| DATA SECTION |
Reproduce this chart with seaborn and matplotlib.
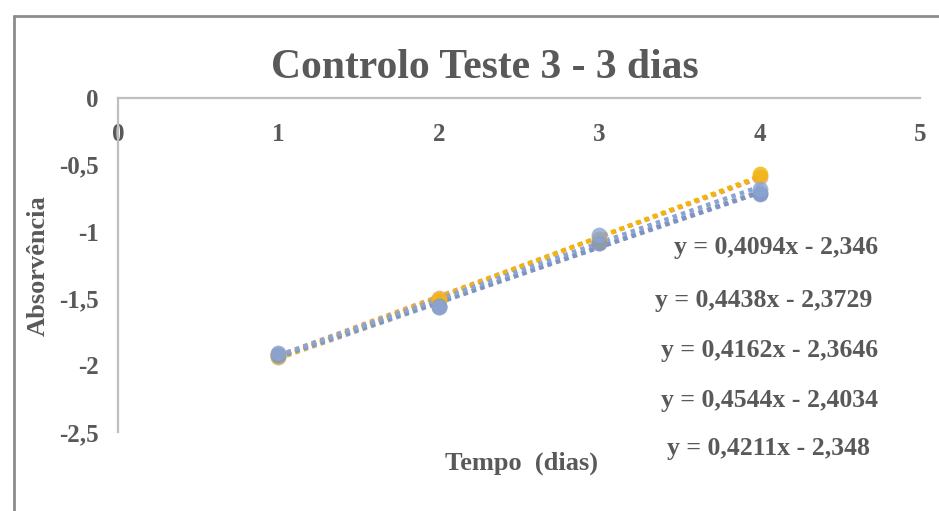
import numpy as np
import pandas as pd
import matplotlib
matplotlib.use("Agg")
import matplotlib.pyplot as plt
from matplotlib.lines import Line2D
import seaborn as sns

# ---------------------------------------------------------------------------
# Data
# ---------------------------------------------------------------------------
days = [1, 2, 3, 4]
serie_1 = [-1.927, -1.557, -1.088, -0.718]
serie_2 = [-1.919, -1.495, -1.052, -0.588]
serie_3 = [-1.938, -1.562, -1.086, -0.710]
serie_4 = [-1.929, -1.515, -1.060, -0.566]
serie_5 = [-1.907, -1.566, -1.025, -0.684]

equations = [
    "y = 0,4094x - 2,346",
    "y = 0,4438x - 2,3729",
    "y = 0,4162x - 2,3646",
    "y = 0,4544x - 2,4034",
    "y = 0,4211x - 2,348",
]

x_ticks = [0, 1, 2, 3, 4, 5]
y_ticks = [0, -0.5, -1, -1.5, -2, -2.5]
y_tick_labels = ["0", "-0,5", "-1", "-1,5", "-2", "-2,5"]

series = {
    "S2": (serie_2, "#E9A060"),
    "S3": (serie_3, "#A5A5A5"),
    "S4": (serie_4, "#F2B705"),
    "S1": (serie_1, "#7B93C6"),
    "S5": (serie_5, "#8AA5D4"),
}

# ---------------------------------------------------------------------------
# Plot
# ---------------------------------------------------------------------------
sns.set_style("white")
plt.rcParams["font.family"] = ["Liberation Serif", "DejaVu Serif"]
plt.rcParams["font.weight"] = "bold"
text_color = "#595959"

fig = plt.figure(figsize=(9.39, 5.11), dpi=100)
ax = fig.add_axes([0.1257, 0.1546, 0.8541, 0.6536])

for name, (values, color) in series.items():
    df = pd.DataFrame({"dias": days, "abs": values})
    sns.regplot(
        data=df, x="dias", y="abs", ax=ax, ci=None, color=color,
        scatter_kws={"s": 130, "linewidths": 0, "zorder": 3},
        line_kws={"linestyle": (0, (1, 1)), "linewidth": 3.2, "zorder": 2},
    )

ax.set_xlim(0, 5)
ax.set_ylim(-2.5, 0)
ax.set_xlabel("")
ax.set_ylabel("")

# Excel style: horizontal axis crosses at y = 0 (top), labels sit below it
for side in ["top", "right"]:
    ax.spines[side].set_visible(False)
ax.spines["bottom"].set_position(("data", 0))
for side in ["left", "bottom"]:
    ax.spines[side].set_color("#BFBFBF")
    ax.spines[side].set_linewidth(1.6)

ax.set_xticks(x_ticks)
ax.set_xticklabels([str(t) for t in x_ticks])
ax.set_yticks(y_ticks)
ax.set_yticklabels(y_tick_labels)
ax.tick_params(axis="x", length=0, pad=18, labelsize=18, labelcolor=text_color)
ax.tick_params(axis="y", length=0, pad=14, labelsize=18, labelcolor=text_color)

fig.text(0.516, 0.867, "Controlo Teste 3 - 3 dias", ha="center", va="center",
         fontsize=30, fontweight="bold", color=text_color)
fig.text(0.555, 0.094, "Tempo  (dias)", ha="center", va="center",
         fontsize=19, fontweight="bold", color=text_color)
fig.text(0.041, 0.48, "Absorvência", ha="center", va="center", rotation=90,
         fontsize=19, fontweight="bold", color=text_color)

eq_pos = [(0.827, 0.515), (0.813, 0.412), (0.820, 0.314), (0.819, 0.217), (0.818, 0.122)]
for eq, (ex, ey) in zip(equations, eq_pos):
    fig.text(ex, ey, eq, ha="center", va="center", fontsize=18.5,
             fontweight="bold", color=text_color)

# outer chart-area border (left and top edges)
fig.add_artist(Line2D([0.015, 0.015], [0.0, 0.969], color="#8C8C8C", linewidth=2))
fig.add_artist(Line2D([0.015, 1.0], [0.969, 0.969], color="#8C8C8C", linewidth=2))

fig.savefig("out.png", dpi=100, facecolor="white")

| WHAT YOU NEED TO DO |
The data above needs to be retyped exactly, with the images left out.

| PROBLEM SOLUTION |
Reproduce this chart with seaborn and matplotlib.
import numpy as np
import pandas as pd
import matplotlib
matplotlib.use("Agg")
import matplotlib.pyplot as plt
from matplotlib.lines import Line2D
import seaborn as sns

# ---------------------------------------------------------------------------
# Data
# ---------------------------------------------------------------------------
days = [1, 2, 3, 4]
serie_1 = [-1.927, -1.557, -1.088, -0.718]
serie_2 = [-1.919, -1.495, -1.052, -0.588]
serie_3 = [-1.938, -1.562, -1.086, -0.710]
serie_4 = [-1.929, -1.515, -1.060, -0.566]
serie_5 = [-1.907, -1.566, -1.025, -0.684]

equations = [
    "y = 0,4094x - 2,346",
    "y = 0,4438x - 2,3729",
    "y = 0,4162x - 2,3646",
    "y = 0,4544x - 2,4034",
    "y = 0,4211x - 2,348",
]

x_ticks = [0, 1, 2, 3, 4, 5]
y_ticks = [0, -0.5, -1, -1.5, -2, -2.5]
y_tick_labels = ["0", "-0,5", "-1", "-1,5", "-2", "-2,5"]

series = {
    "S2": (serie_2, "#E9A060"),
    "S3": (serie_3, "#A5A5A5"),
    "S4": (serie_4, "#F2B705"),
    "S1": (serie_1, "#7B93C6"),
    "S5": (serie_5, "#8AA5D4"),
}

# ---------------------------------------------------------------------------
# Plot
# ---------------------------------------------------------------------------
sns.set_style("white")
plt.rcParams["font.family"] = ["Liberation Serif", "DejaVu Serif"]
plt.rcParams["font.weight"] = "bold"
text_color = "#595959"

fig = plt.figure(figsize=(9.39, 5.11), dpi=100)
ax = fig.add_axes([0.1257, 0.1546, 0.8541, 0.6536])

for name, (values, color) in series.items():
    df = pd.DataFrame({"dias": days, "abs": values})
    sns.regplot(
        data=df, x="dias", y="abs", ax=ax, ci=None, color=color,
        scatter_kws={"s": 130, "linewidths": 0, "zorder": 3},
        line_kws={"linestyle": (0, (1, 1)), "linewidth": 3.2, "zorder": 2},
    )

ax.set_xlim(0, 5)
ax.set_ylim(-2.5, 0)
ax.set_xlabel("")
ax.set_ylabel("")

# Excel style: horizontal axis crosses at y = 0 (top), labels sit below it
for side in ["top", "right"]:
    ax.spines[side].set_visible(False)
ax.spines["bottom"].set_position(("data", 0))
for side in ["left", "bottom"]:
    ax.spines[side].set_color("#BFBFBF")
    ax.spines[side].set_linewidth(1.6)

ax.set_xticks(x_ticks)
ax.set_xticklabels([str(t) for t in x_ticks])
ax.set_yticks(y_ticks)
ax.set_yticklabels(y_tick_labels)
ax.tick_params(axis="x", length=0, pad=18, labelsize=18, labelcolor=text_color)
ax.tick_params(axis="y", length=0, pad=14, labelsize=18, labelcolor=text_color)

fig.text(0.516, 0.867, "Controlo Teste 3 - 3 dias", ha="center", va="center",
         fontsize=30, fontweight="bold", color=text_color)
fig.text(0.555, 0.094, "Tempo  (dias)", ha="center", va="center",
         fontsize=19, fontweight="bold", color=text_color)
fig.text(0.041, 0.48, "Absorvência", ha="center", va="center", rotation=90,
         fontsize=19, fontweight="bold", color=text_color)

eq_pos = [(0.827, 0.515), (0.813, 0.412), (0.820, 0.314), (0.819, 0.217), (0.818, 0.122)]
for eq, (ex, ey) in zip(equations, eq_pos):
    fig.text(ex, ey, eq, ha="center", va="center", fontsize=18.5,
             fontweight="bold", color=text_color)

# outer chart-area border (left and top edges)
fig.add_artist(Line2D([0.015, 0.015], [0.0, 0.969], color="#8C8C8C", linewidth=2))
fig.add_artist(Line2D([0.015, 1.0], [0.969, 0.969], color="#8C8C8C", linewidth=2))

fig.savefig("out.png", dpi=100, facecolor="white")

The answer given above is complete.